Task prompt:
Your copy of the material below should match it exactly, except that it holds no pictures.

— Start of Supplied records —

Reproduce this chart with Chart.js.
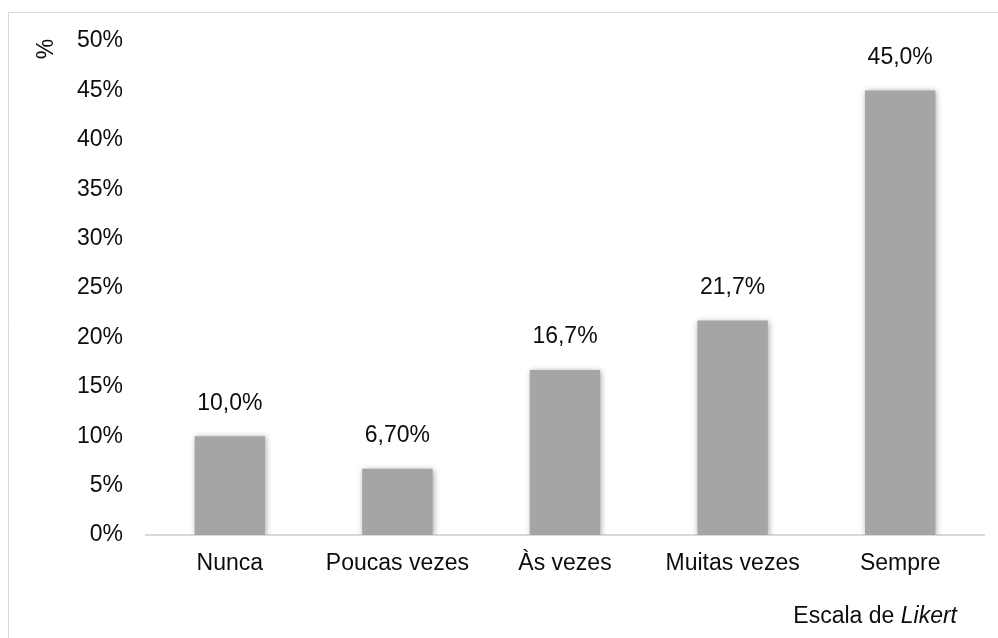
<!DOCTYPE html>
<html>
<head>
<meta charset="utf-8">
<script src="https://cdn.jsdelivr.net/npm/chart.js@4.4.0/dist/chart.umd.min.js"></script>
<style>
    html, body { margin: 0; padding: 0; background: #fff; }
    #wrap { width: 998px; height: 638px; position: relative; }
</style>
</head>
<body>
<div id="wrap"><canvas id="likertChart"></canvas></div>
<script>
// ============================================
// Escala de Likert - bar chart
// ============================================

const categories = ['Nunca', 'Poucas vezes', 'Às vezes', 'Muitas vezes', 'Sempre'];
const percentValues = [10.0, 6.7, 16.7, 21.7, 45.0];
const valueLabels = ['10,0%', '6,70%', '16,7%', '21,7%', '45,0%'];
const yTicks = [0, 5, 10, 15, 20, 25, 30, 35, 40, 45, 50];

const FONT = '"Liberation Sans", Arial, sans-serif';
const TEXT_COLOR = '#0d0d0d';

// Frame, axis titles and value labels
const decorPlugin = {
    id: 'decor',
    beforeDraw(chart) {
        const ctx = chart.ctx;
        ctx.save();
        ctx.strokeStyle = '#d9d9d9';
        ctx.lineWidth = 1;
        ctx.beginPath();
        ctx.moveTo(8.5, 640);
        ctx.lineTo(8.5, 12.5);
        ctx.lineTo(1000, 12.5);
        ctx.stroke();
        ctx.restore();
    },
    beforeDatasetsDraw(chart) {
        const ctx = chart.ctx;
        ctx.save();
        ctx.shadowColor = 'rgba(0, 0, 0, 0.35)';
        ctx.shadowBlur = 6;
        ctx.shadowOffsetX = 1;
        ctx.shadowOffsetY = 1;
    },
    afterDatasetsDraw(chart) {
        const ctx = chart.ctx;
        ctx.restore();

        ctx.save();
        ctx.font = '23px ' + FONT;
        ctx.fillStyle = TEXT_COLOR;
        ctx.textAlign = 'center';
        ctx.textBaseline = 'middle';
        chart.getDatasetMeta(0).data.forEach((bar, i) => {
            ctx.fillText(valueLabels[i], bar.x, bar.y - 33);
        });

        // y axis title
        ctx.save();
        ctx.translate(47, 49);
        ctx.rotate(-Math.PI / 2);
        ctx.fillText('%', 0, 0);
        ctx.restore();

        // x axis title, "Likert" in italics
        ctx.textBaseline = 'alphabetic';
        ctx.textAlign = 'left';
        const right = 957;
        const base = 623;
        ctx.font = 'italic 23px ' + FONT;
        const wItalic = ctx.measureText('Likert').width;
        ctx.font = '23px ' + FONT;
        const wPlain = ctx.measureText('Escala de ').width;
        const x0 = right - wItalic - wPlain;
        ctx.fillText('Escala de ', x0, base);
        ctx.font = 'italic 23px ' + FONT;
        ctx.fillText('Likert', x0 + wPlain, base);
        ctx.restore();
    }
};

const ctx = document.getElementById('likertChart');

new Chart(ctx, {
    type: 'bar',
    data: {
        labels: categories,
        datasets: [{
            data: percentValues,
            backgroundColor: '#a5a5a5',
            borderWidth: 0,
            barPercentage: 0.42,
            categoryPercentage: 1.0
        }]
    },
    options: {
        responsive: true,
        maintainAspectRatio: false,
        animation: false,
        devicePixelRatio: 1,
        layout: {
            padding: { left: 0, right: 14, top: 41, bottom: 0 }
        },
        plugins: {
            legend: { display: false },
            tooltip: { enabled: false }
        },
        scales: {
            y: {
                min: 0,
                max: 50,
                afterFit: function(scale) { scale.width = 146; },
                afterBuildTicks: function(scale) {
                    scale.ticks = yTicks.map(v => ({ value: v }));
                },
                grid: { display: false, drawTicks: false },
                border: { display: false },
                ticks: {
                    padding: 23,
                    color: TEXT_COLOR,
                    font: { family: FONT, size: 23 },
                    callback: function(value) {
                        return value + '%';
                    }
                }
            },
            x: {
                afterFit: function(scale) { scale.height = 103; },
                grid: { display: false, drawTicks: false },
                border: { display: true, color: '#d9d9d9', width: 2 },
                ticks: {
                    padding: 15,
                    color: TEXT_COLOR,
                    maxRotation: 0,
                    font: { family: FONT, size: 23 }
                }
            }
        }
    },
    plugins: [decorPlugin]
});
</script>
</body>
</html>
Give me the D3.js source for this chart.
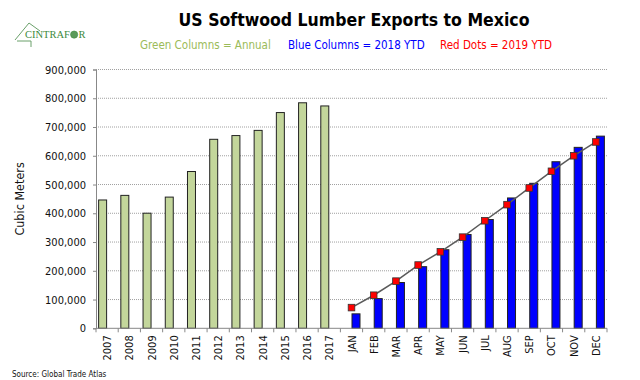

— End of Supplied records —

Answer for the task:
Reproduce this chart with Chart.js.
<!DOCTYPE html>
<html>
<head>
<meta charset="utf-8">
<script src="https://cdn.jsdelivr.net/npm/chart.js@4.4.0/dist/chart.umd.min.js"></script>
<style>
    html, body { margin: 0; padding: 0; background: #fff; }
    #wrap { width: 998px; height: 638px; position: relative; }
</style>
</head>
<body>
<div id="wrap"><canvas id="likertChart"></canvas></div>
<script>
// ============================================
// Escala de Likert - bar chart
// ============================================

const categories = ['Nunca', 'Poucas vezes', 'Às vezes', 'Muitas vezes', 'Sempre'];
const percentValues = [10.0, 6.7, 16.7, 21.7, 45.0];
const valueLabels = ['10,0%', '6,70%', '16,7%', '21,7%', '45,0%'];
const yTicks = [0, 5, 10, 15, 20, 25, 30, 35, 40, 45, 50];

const FONT = '"Liberation Sans", Arial, sans-serif';
const TEXT_COLOR = '#0d0d0d';

// Frame, axis titles and value labels
const decorPlugin = {
    id: 'decor',
    beforeDraw(chart) {
        const ctx = chart.ctx;
        ctx.save();
        ctx.strokeStyle = '#d9d9d9';
        ctx.lineWidth = 1;
        ctx.beginPath();
        ctx.moveTo(8.5, 640);
        ctx.lineTo(8.5, 12.5);
        ctx.lineTo(1000, 12.5);
        ctx.stroke();
        ctx.restore();
    },
    beforeDatasetsDraw(chart) {
        const ctx = chart.ctx;
        ctx.save();
        ctx.shadowColor = 'rgba(0, 0, 0, 0.35)';
        ctx.shadowBlur = 6;
        ctx.shadowOffsetX = 1;
        ctx.shadowOffsetY = 1;
    },
    afterDatasetsDraw(chart) {
        const ctx = chart.ctx;
        ctx.restore();

        ctx.save();
        ctx.font = '23px ' + FONT;
        ctx.fillStyle = TEXT_COLOR;
        ctx.textAlign = 'center';
        ctx.textBaseline = 'middle';
        chart.getDatasetMeta(0).data.forEach((bar, i) => {
            ctx.fillText(valueLabels[i], bar.x, bar.y - 33);
        });

        // y axis title
        ctx.save();
        ctx.translate(47, 49);
        ctx.rotate(-Math.PI / 2);
        ctx.fillText('%', 0, 0);
        ctx.restore();

        // x axis title, "Likert" in italics
        ctx.textBaseline = 'alphabetic';
        ctx.textAlign = 'left';
        const right = 957;
        const base = 623;
        ctx.font = 'italic 23px ' + FONT;
        const wItalic = ctx.measureText('Likert').width;
        ctx.font = '23px ' + FONT;
        const wPlain = ctx.measureText('Escala de ').width;
        const x0 = right - wItalic - wPlain;
        ctx.fillText('Escala de ', x0, base);
        ctx.font = 'italic 23px ' + FONT;
        ctx.fillText('Likert', x0 + wPlain, base);
        ctx.restore();
    }
};

const ctx = document.getElementById('likertChart');

new Chart(ctx, {
    type: 'bar',
    data: {
        labels: categories,
        datasets: [{
            data: percentValues,
            backgroundColor: '#a5a5a5',
            borderWidth: 0,
            barPercentage: 0.42,
            categoryPercentage: 1.0
        }]
    },
    options: {
        responsive: true,
        maintainAspectRatio: false,
        animation: false,
        devicePixelRatio: 1,
        layout: {
            padding: { left: 0, right: 14, top: 41, bottom: 0 }
        },
        plugins: {
            legend: { display: false },
            tooltip: { enabled: false }
        },
        scales: {
            y: {
                min: 0,
                max: 50,
                afterFit: function(scale) { scale.width = 146; },
                afterBuildTicks: function(scale) {
                    scale.ticks = yTicks.map(v => ({ value: v }));
                },
                grid: { display: false, drawTicks: false },
                border: { display: false },
                ticks: {
                    padding: 23,
                    color: TEXT_COLOR,
                    font: { family: FONT, size: 23 },
                    callback: function(value) {
                        return value + '%';
                    }
                }
            },
            x: {
                afterFit: function(scale) { scale.height = 103; },
                grid: { display: false, drawTicks: false },
                border: { display: true, color: '#d9d9d9', width: 2 },
                ticks: {
                    padding: 15,
                    color: TEXT_COLOR,
                    maxRotation: 0,
                    font: { family: FONT, size: 23 }
                }
            }
        }
    },
    plugins: [decorPlugin]
});
</script>
</body>
</html>
Give me the D3.js source for this chart.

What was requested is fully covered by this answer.